Turkish police have arrested “Abu Hanzala,” code-named “Halis Bayancuk,” as part of an ongoing crackdown on the Islamic State of Iraq and the Levant (ISIL) operating in the northwestern province of Sakarya.
“The latest detention on May 30 was carried out as a part of an investigation launched by the Sakarya Chief Public Prosecutor’s Office,” the Turkish Hurriyet Daily News reported on Wednesday.
Bayancuk and his wife were arrested in 2015 after police raided their home and seized a number of ISIL-linked documents, both digital and non-digital, but he was released in March 2016, according to the report. Bayancuk was detained again in March 2017 after he threatened personnel of the Istanbul Governor’s Office via a video broadcast online, and had also been arrested in 2011 and 2014 for “being a member of al-Qaeda.” He was released both times after serving a couple of months in jail, the Hurriyet Daily News reported.
In March, Breitbart News reported that Turkey has been accused of playing a “double game” on the Islamic State in Syria, with President Erdoğan accused of helping ISIL in its fight against Kurdish rebels and Syria’s President Bashar al-Assad.
An ex-Islamic State militant told Newsweek in 2014 that the Islamic State saw Turkey as its ally, saying, “ISIS commanders told us to fear nothing at all because there was full cooperation with the Turks.” The man, called “Sherko Omer” for his safety, said, “ISIS and Turkey cooperate together on the ground on the basis that they have a common enemy to destroy, the Kurds.”
Last year, Al-Monitor reported:
The Cumhuriyet daily’s editor-in-chief Can Dundar and Ankara representative Erdem Gul landed behind bars Nov. 27 for reporting that Turkish intelligence shipped weapons to radical Islamists in Syria. Though they were released three months later, they eventually received jail terms for revealing state secrets.
Ahmet S. Yayla, deputy director of the International Center for the Study of Violent Extremism (ICSVE) and adjunct professor of Criminology, Law and Society at George Mason University, wrote about Bayancuk in 2016. Below are excerpts from his account of the terrorist and his numerous arrests and releases:
After Halis Bayancuk’s father’s arrest in 2005, Halis was sent to Egypt with other Turkish Hezbollah members for ideological education with support from Turkish Hezbollah members residing in Germany. When Halis returned to Turkey in 2008, he was already an al-Qaeda member and started to preach for al-Qaeda, especially among his father’s old connections, converting several TH members to al-Qaeda. Halis was then arrested by the Turkish National Police for sending children around the age of fifteen to nineteen to receive training at al-Qaeda camps in Afghanistan and for being among the perpetrators of the al-Qaeda synagogue bombings in Istanbul in 2008.

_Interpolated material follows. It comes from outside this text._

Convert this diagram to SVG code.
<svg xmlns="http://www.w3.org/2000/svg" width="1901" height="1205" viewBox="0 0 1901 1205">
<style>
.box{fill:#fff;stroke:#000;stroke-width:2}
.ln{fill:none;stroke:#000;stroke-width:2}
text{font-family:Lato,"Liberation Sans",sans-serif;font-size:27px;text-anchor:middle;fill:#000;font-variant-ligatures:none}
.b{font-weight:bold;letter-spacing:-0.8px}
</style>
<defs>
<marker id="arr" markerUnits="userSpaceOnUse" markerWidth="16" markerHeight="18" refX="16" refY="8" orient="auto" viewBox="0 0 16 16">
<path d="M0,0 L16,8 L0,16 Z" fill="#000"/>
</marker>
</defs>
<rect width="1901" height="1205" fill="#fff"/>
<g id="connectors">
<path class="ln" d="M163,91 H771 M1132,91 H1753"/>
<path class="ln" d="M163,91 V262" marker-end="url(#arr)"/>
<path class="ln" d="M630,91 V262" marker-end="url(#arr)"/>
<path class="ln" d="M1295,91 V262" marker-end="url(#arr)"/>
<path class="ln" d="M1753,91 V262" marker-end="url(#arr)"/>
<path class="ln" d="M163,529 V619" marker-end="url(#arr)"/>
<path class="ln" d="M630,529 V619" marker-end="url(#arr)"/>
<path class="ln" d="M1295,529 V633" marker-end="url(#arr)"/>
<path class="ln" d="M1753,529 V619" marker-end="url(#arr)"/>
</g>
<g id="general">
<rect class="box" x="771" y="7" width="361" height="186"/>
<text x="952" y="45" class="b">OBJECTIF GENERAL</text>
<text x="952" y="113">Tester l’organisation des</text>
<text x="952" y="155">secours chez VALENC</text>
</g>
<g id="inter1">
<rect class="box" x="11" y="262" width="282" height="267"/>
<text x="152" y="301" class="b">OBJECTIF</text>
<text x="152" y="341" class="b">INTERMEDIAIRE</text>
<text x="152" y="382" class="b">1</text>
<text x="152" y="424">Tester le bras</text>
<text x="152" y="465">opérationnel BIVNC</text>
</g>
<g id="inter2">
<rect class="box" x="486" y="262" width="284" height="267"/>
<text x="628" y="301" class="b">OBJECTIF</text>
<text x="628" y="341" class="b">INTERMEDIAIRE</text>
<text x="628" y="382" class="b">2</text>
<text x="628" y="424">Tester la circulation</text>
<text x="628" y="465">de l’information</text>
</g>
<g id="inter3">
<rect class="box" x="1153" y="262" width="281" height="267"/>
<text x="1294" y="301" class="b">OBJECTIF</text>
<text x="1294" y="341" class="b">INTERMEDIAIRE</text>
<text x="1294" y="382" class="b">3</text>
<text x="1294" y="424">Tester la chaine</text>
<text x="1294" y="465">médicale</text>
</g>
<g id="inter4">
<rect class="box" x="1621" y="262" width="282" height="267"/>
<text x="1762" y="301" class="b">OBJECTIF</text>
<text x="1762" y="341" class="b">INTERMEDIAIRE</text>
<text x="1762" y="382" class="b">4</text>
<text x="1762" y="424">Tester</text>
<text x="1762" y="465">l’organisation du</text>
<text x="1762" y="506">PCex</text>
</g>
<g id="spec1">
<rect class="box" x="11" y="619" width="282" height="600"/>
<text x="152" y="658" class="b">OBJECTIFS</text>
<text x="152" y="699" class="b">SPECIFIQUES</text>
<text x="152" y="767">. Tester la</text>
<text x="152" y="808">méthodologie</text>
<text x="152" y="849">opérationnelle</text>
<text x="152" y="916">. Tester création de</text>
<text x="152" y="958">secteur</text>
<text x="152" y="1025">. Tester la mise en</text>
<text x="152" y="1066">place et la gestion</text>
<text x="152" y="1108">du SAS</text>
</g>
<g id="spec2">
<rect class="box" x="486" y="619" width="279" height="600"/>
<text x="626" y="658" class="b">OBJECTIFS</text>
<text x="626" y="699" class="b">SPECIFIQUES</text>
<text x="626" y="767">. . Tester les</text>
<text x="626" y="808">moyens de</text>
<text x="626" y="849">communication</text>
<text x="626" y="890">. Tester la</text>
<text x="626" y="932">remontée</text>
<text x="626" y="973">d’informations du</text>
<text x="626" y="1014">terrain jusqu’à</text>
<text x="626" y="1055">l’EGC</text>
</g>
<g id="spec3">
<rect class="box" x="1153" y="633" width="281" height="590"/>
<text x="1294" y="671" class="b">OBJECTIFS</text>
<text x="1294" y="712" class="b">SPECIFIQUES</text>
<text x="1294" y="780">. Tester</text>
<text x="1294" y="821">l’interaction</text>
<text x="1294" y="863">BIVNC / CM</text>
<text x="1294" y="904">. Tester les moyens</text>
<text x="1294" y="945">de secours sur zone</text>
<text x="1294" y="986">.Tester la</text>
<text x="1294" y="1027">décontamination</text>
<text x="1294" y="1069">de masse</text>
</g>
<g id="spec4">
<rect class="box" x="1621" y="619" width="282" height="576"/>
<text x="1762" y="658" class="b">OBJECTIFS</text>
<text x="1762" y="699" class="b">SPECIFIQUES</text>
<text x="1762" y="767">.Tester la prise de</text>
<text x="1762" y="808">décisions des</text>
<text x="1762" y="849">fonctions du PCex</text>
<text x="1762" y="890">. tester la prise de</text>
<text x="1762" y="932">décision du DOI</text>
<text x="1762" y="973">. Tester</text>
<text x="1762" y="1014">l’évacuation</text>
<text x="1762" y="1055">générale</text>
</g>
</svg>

He was released on May 15, 2009 due to lack of evidence. Halis did not halt his terrorist activities and as the police kept following him, it was realized that an al-Qaeda cell under the control of Halis was about to carry out a serious bombing attack in Turkey which would attract worldwide attention. As a result, Halis and fifty other al-Qaeda members were arrested in 2011. However, Halis was again released from prison on January 24, 2013 again due to lack of enough evidence.

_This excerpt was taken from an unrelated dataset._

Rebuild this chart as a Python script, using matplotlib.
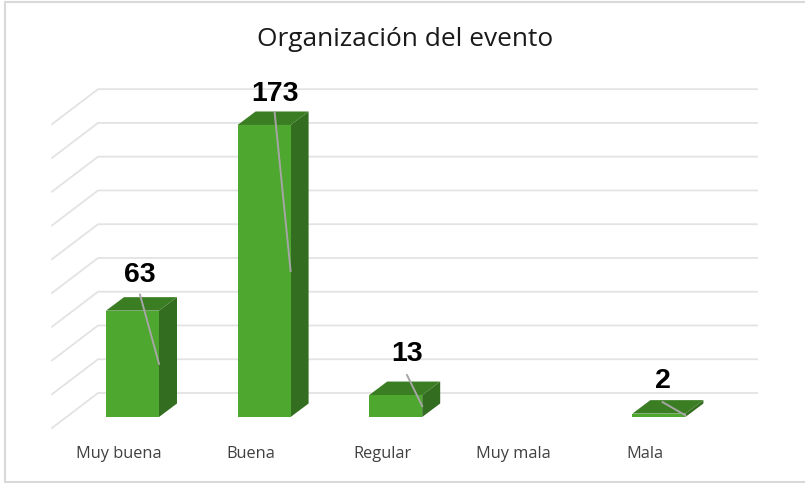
import matplotlib
matplotlib.use("Agg")
import matplotlib.pyplot as plt
from matplotlib.lines import Line2D
from matplotlib.patches import Polygon

categories = ["Muy buena", "Buena", "Regular", "Muy mala", "Mala"]
values = [63, 173, 13, 0, 2]
grid_values = [0, 20, 40, 60, 80, 100, 120, 140, 160, 180]
title = "Organización del evento"

FRONT, SIDE, TOP = "#4EA72E", "#336D1F", "#3B7D23"
GRID, BORDER, LEADER = "#E3E3E3", "#D9D9D9", "#A6A6A6"
W, H = 805, 483
X0, STEP = 132.5, 131.6      # px of first bar centre, px per category
Y0, PXU = 417.0, 1.688       # px of value 0, px per unit
BAR_W = 53 / STEP
DX, DY = 18 / STEP, 13.5 / PXU   # bar depth


def ux(px):
    return px / STEP


def uy(px):
    return px / PXU


fig = plt.figure(figsize=(W / 100, H / 100), dpi=100)
ax = fig.add_axes([0, 0, 1, 1])
ax.set_xlim(-X0 / STEP, (W - X0) / STEP)
ax.set_ylim((Y0 - H) / PXU, Y0 / PXU)
ax.axis("off")

fig.patch.set_facecolor("white")
# frame of the pasted chart: top, left and bottom edges only
fig.add_artist(Line2D([1, 5 / W, 5 / W, 1],
                      [1 - 2 / H, 1 - 2 / H, 1 / H, 1 / H],
                      color=BORDER, lw=1.5, solid_joinstyle="miter",
                      transform=fig.transFigure))

# wall and floor gridlines
xl = ux(52 - X0)
xb = ux(98 - X0)
xr = ux(757 - X0)
for g in grid_values:
    ax.plot([xl, xb, xr], [g - uy(11), g + uy(24), g + uy(24)],
            color=GRID, lw=1.3, solid_joinstyle="miter", zorder=1)

# 3D bars
for i, v in enumerate(values):
    if v == 0:
        continue
    l, r = i - BAR_W / 2, i + BAR_W / 2
    ax.add_patch(Polygon([(r, 0), (r + DX, DY), (r + DX, v + DY), (r, v)],
                         facecolor=SIDE, edgecolor="none", zorder=3))
    ax.add_patch(Polygon([(l, v), (r, v), (r + DX, v + DY), (l + DX, v + DY)],
                         facecolor=TOP, edgecolor="none", zorder=3))
ax.bar(range(len(values)), values, width=BAR_W, color=FRONT, zorder=4)

# data labels and leader lines (pixel offsets from the bar's back top corner)
label_dx = [7.5, 10.5, 11.3, 0, 3.7]
label_dy = [24.5, 19.5, 29.5, 0, 21]
leader_dy = [2.5, -0.5, 6.5, 0, -2]
for i, v in enumerate(values):
    if v == 0:
        continue
    top_y = v + DY
    ax.plot([i + ux(label_dx[i]), i + BAR_W / 2], [top_y + uy(leader_dy[i]), v / 2],
            color=LEADER, lw=1.4, zorder=5)
    ax.text(i + ux(label_dx[i]), top_y + uy(label_dy[i] - 2), str(v),
            ha="center", va="center", fontsize=20.5, fontweight="bold",
            family="Liberation Sans", color="black", zorder=6)

# category labels
for i, c in enumerate(categories):
    ax.text(i + ux(-13.5), uy(Y0 - 454), c, ha="center", va="center",
            fontsize=11.8, family="Open Sans", color="#404040")

ax.text(ux(405.5 - X0), uy(Y0 - 39.5), title, ha="center", va="center",
        fontsize=18.9, family="Open Sans", color="#1a1a1a")

fig.savefig("out.png", dpi=100)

When Halis left prison again on November 9, 2014, he established ties with newly emerging ISIS. Halis was never shy about the support he was extending to ISIS and he started to openly preach about why ISIS needed to be supported. In one of his sermons just weeks after he was released from prison on December 21, 2014, Halis clearly and in detail explained in a video … why Muslims should and must support ISIS.”
With the opposition pressuring the Erdogan government about the open and undisturbed activities of ISIS as ISIS attacks have been carried out around the country including the Suruc suicide attack killing tens of people, the police had to rearrest Halis Bayancuk. They did so on July 24, 2015 with the charges of being the leader of ISIS in Turkey and facilitating two French women to go to Gaziantep from Istanbul and enable their journey onward to Syria to join ISIS.
However, unexpectedly, Halis and all 95 of the other suspects in the main ISIS case were suddenly released on March 24, 2016 during the fourth hearing. The details of the trials were discussed in the media as the suspects were inexplicably released.